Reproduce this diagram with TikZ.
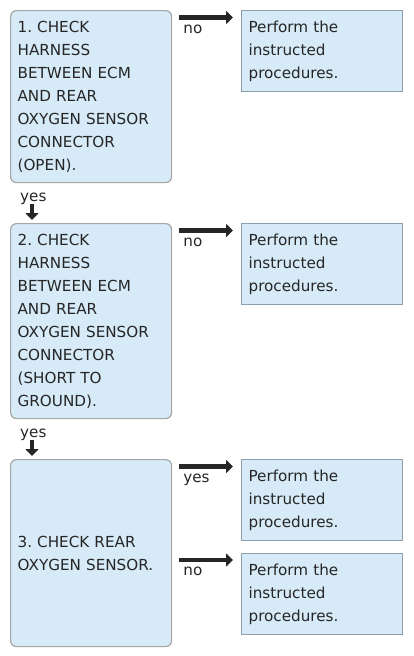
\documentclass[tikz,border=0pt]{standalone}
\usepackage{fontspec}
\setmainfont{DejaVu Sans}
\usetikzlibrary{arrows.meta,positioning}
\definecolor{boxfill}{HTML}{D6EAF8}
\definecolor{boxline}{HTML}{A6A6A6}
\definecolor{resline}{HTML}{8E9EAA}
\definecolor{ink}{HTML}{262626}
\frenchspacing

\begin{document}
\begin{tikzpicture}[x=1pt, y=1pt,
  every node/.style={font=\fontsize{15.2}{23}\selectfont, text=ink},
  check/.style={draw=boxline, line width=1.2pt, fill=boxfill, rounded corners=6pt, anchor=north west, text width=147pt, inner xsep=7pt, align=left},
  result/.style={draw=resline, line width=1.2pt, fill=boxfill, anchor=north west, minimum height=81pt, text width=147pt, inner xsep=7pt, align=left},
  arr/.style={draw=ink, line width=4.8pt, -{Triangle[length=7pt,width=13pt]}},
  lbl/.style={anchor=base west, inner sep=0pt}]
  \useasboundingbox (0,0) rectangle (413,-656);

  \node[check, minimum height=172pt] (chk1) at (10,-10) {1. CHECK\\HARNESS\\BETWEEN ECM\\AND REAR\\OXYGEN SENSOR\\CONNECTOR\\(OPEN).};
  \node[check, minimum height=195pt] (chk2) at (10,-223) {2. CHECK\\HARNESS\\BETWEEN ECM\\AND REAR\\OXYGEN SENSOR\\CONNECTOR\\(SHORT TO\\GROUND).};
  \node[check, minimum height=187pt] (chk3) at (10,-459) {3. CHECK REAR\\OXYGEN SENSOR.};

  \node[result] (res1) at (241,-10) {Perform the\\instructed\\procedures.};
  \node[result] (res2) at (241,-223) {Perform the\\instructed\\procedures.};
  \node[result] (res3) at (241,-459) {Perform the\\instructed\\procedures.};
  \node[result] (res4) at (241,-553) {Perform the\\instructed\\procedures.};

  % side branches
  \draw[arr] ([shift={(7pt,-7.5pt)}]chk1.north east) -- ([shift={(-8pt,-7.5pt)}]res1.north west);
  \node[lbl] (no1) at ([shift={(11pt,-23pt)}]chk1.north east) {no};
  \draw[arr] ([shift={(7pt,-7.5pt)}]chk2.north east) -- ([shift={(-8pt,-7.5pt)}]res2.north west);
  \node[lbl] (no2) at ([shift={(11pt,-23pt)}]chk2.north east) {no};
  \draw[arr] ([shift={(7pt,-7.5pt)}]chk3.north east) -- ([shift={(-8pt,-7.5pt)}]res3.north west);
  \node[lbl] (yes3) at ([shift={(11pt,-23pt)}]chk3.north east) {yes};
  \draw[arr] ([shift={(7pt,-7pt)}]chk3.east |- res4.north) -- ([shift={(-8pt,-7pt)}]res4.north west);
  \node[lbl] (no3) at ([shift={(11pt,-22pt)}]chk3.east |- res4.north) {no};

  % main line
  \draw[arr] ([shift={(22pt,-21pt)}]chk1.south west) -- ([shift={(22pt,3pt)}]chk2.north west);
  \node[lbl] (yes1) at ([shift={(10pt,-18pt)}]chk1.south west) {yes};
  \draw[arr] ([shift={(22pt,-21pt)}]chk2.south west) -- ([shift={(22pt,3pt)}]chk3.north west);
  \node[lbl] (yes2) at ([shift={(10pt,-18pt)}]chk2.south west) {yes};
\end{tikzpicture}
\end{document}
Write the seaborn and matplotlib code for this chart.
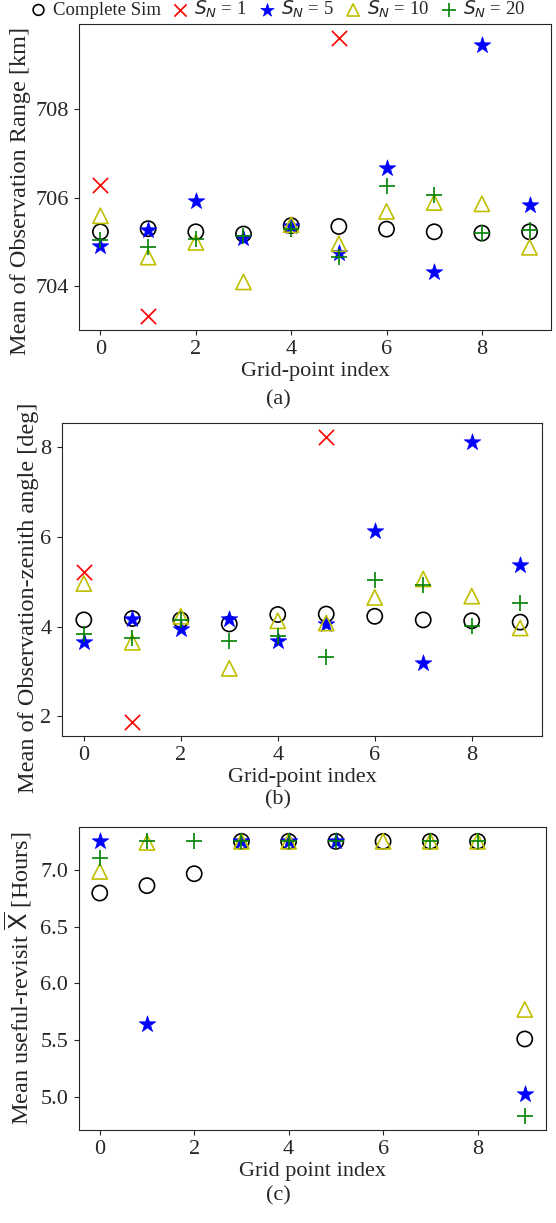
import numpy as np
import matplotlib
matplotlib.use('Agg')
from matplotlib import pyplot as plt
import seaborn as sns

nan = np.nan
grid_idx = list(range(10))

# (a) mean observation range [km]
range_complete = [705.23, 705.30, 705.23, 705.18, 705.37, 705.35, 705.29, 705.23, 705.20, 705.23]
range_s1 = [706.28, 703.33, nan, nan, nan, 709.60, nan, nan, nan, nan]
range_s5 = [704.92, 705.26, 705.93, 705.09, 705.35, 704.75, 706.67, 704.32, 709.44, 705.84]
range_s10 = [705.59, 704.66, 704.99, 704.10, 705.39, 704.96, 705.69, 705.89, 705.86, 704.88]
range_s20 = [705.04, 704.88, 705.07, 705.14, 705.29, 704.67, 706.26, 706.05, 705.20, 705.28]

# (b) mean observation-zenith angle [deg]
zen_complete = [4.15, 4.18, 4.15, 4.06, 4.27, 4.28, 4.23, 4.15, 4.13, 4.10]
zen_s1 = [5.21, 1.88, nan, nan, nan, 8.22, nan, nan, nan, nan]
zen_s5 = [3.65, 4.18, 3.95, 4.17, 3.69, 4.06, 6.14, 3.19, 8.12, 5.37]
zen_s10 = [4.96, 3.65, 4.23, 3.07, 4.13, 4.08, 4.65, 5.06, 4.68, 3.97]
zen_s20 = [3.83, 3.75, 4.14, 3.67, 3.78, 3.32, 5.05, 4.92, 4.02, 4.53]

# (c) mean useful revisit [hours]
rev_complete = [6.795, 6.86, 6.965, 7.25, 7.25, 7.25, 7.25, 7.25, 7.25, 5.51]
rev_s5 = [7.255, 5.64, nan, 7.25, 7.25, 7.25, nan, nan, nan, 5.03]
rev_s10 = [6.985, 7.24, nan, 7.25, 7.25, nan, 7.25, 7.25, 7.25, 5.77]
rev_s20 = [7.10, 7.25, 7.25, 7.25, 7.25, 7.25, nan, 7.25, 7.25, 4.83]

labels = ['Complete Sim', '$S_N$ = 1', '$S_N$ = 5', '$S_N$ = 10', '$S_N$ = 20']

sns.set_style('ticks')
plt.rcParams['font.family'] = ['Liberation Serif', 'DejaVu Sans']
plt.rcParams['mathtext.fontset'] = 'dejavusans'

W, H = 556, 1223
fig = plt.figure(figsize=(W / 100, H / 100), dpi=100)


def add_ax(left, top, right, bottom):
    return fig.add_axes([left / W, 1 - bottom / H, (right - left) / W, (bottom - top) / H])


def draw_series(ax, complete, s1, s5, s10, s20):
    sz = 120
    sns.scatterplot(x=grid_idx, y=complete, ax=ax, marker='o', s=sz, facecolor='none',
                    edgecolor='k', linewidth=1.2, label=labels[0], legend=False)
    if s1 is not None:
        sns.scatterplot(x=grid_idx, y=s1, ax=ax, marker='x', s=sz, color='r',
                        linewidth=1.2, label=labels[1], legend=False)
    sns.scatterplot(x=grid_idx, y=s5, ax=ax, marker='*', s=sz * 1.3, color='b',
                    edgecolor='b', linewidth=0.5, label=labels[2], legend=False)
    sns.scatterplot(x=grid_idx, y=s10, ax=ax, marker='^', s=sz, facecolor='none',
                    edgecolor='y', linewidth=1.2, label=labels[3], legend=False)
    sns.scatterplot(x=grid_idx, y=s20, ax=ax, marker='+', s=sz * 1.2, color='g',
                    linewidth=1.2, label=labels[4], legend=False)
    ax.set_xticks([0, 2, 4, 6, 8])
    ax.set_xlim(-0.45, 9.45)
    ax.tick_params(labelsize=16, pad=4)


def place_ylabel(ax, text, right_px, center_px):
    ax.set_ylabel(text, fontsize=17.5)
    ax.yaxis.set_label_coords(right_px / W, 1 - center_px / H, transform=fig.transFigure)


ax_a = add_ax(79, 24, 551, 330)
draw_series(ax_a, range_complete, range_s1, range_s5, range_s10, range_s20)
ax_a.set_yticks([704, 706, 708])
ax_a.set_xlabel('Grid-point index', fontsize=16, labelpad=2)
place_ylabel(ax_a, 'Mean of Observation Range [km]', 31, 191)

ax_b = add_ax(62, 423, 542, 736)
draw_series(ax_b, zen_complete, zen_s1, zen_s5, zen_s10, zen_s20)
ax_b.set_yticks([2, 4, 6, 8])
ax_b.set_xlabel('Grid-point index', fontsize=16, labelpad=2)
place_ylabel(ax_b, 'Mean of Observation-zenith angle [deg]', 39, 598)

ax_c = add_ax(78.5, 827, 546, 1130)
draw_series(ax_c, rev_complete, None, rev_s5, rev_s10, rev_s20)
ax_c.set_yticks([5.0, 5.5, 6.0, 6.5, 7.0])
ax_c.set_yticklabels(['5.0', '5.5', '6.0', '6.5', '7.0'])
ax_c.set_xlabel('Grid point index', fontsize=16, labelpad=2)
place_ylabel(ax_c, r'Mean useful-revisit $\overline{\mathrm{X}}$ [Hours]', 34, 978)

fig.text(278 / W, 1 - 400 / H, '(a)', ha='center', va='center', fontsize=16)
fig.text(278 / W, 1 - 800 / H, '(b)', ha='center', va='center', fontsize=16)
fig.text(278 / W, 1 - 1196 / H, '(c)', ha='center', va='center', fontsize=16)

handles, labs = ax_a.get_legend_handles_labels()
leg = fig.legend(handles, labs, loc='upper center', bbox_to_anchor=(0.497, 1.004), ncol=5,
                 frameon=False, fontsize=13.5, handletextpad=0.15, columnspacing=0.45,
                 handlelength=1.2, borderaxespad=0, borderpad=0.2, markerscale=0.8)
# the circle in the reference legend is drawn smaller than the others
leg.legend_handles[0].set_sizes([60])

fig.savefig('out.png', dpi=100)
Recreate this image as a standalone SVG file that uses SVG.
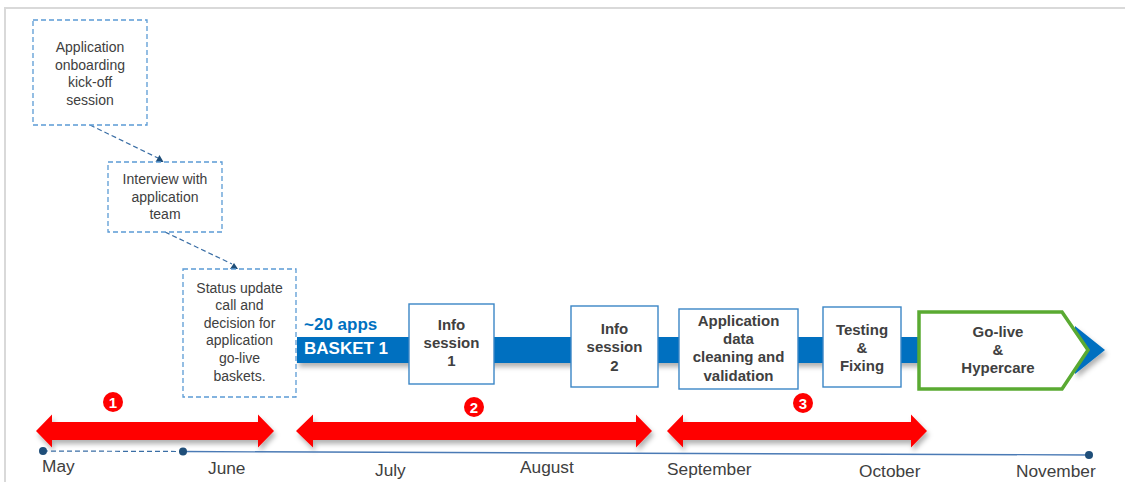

▶ [Task objective] Look at the listing and set down only the lines from its start through the line with "(res4) at (241,-553)", word for word and without pictures.

▶ [Task solution]
Reproduce this diagram with TikZ.
\documentclass[tikz,border=0pt]{standalone}
\usepackage{fontspec}
\setmainfont{DejaVu Sans}
\usetikzlibrary{arrows.meta,positioning}
\definecolor{boxfill}{HTML}{D6EAF8}
\definecolor{boxline}{HTML}{A6A6A6}
\definecolor{resline}{HTML}{8E9EAA}
\definecolor{ink}{HTML}{262626}
\frenchspacing

\begin{document}
\begin{tikzpicture}[x=1pt, y=1pt,
  every node/.style={font=\fontsize{15.2}{23}\selectfont, text=ink},
  check/.style={draw=boxline, line width=1.2pt, fill=boxfill, rounded corners=6pt, anchor=north west, text width=147pt, inner xsep=7pt, align=left},
  result/.style={draw=resline, line width=1.2pt, fill=boxfill, anchor=north west, minimum height=81pt, text width=147pt, inner xsep=7pt, align=left},
  arr/.style={draw=ink, line width=4.8pt, -{Triangle[length=7pt,width=13pt]}},
  lbl/.style={anchor=base west, inner sep=0pt}]
  \useasboundingbox (0,0) rectangle (413,-656);

  \node[check, minimum height=172pt] (chk1) at (10,-10) {1. CHECK\\HARNESS\\BETWEEN ECM\\AND REAR\\OXYGEN SENSOR\\CONNECTOR\\(OPEN).};
  \node[check, minimum height=195pt] (chk2) at (10,-223) {2. CHECK\\HARNESS\\BETWEEN ECM\\AND REAR\\OXYGEN SENSOR\\CONNECTOR\\(SHORT TO\\GROUND).};
  \node[check, minimum height=187pt] (chk3) at (10,-459) {3. CHECK REAR\\OXYGEN SENSOR.};

  \node[result] (res1) at (241,-10) {Perform the\\instructed\\procedures.};
  \node[result] (res2) at (241,-223) {Perform the\\instructed\\procedures.};
  \node[result] (res3) at (241,-459) {Perform the\\instructed\\procedures.};
  \node[result] (res4) at (241,-553) {Perform the\\instructed\\procedures.};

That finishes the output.